Quem já ultrapassou o obstáculo e hoje transita tranquilamente nas vias, sabe da importância e da praticidade adquirida com o uso do veículo. "Foi uma das melhores coisas que fiz na vida. Posso ir para qualquer lugar, hoje não me vejo sem dirigir de jeito nenhum", declarou a aposentada Cacilda Santos.

Habilitada há 15 anos, logo quando conseguiu a permissão para pilotar, decidiu comprar um carro, porém, a atmosfera do trânsito assusta quem ainda está em fase de adaptação. Ela relembra que no início da vida de habilitada, congestionou uma avenida quando 'paralisou' e não conseguiu deslocar o carro, até receber ajuda de outro condutor. "Passei um ano com o meu carro novo parado na garagem.
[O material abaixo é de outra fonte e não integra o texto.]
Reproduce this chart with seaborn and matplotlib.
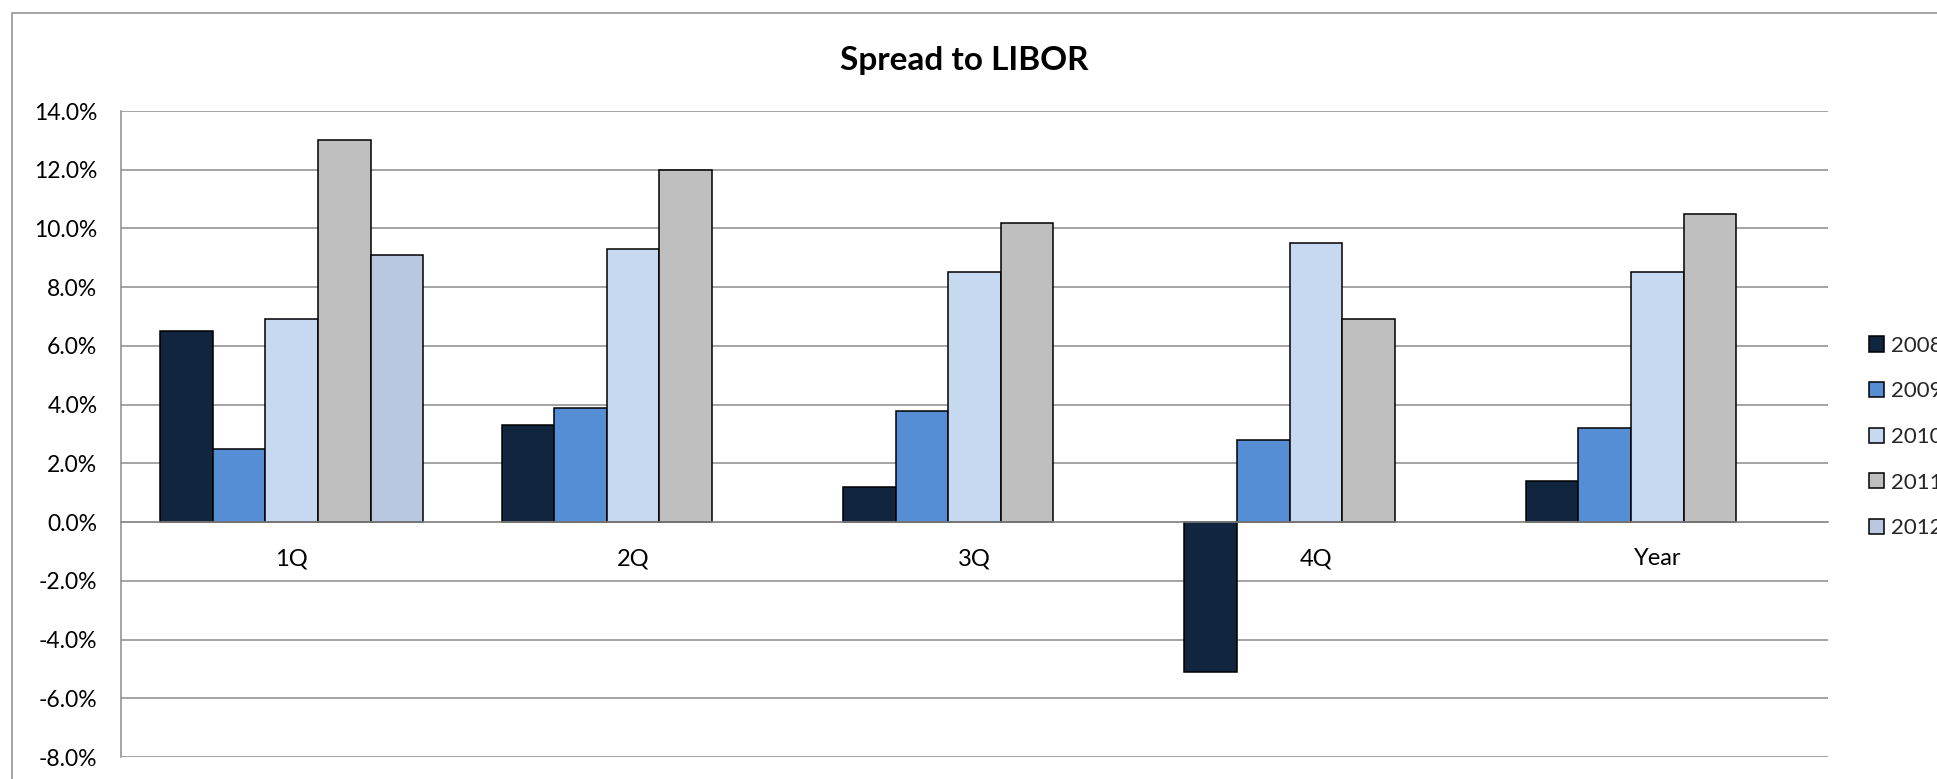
import pandas as pd
import matplotlib
matplotlib.use("Agg")
import matplotlib.pyplot as plt
from matplotlib.patches import Rectangle, Patch
from matplotlib.ticker import FuncFormatter
import seaborn as sns

# values, in percent
periods = ["1Q", "2Q", "3Q", "4Q", "Year"]
years = ["2008", "2009", "2010", "2011", "2012"]
spread_2008 = [6.5, 3.3, 1.2, -5.1, 1.4]
spread_2009 = [2.5, 3.9, 3.8, 2.8, 3.2]
spread_2010 = [6.9, 9.3, 8.5, 9.5, 8.5]
spread_2011 = [13.0, 12.0, 10.2, 6.9, 10.5]
spread_2012 = [9.1, None, None, None, None]
colors = ["#12253F", "#558ED5", "#C6D9F1", "#BFBFBF", "#B9C7E1"]

series = dict(zip(years, [spread_2008, spread_2009, spread_2010, spread_2011, spread_2012]))
rows = []
for yr, vals in series.items():
    for p, v in zip(periods, vals):
        if v is not None:
            rows.append({"period": p, "year": yr, "spread": v})
df = pd.DataFrame(rows)

sns.set_style("white")
plt.rcParams["font.family"] = ["Lato", "DejaVu Sans"]

W, H = 1937, 779
fig = plt.figure(figsize=(W / 100, H / 100), dpi=100)
ax = fig.add_axes([121 / W, 1 - 757 / H, (1828 - 121) / W, (757 - 111) / H])

sns.barplot(data=df, x="period", y="spread", hue="year", order=periods,
            hue_order=years, palette=colors, saturation=1, width=0.77, gap=0,
            edgecolor="black", linewidth=1.1, legend=False, ax=ax)

grid_c = "#8C8C8C"
ax.set_ylim(-8, 14)
ax.set_yticks(range(-8, 15, 2))
ax.yaxis.set_major_formatter(FuncFormatter(lambda v, _: f"{v:.1f}%"))
ax.grid(axis="y", color=grid_c, linewidth=1.1)
ax.set_axisbelow(True)
ax.set_xlabel("")
ax.set_ylabel("")

for s in ["top", "right"]:
    ax.spines[s].set_visible(False)
ax.spines["left"].set_color(grid_c)
ax.spines["left"].set_linewidth(1.1)
ax.spines["bottom"].set_position(("data", 0))
ax.spines["bottom"].set_color(grid_c)
ax.spines["bottom"].set_linewidth(1.1)
ax.tick_params(axis="y", length=0, pad=17, labelsize=16.5, labelcolor="black")
ax.tick_params(axis="x", length=0, pad=19, labelsize=17, labelcolor="black")

fig.text(964 / W, 1 - 70 / H, "Spread to LIBOR", ha="center", va="baseline",
         fontsize=24, fontweight="bold", color="black")

handles = [Patch(facecolor=c, edgecolor="black", linewidth=1.1) for c in colors]
fig.legend(handles, years, loc="center left", bbox_to_anchor=(1869 / W, 1 - 437 / H),
           frameon=False, fontsize=16, borderpad=0, borderaxespad=0,
           handlelength=0.68, handleheight=0.68, handletextpad=0.31, labelspacing=1.15)

# outer chart border (cut off on the right and bottom)
fig.patches.append(Rectangle((12 / W, -0.1), 1.2, 1.1 - 13 / H, transform=fig.transFigure,
                             fill=False, edgecolor=grid_c, linewidth=1.1))

fig.savefig("out.png", dpi=100)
Na medida que fui dirigindo, fui criando autoconfiança", contou.

Para isso, ela participou de quatro dias de instruções práticas, o que possibilitou a tranquilidade ao volante. "Depois que comecei com o acompanhamento, fui quebrando o medo aos poucos e passei a sair sozinha". Para a aposentada, o ato de dirigir vai além da locomoção propriamente dita, na verdade, o processo de autoconfiança modificou toda sua percepção sobre limites. Ela acredita que a conquista adquirida vai além da questão da pilotagem propriamente dita, e que os aprendizados alcançados com a conquista da confiança interferem em todos os âmbitos do cotidiano.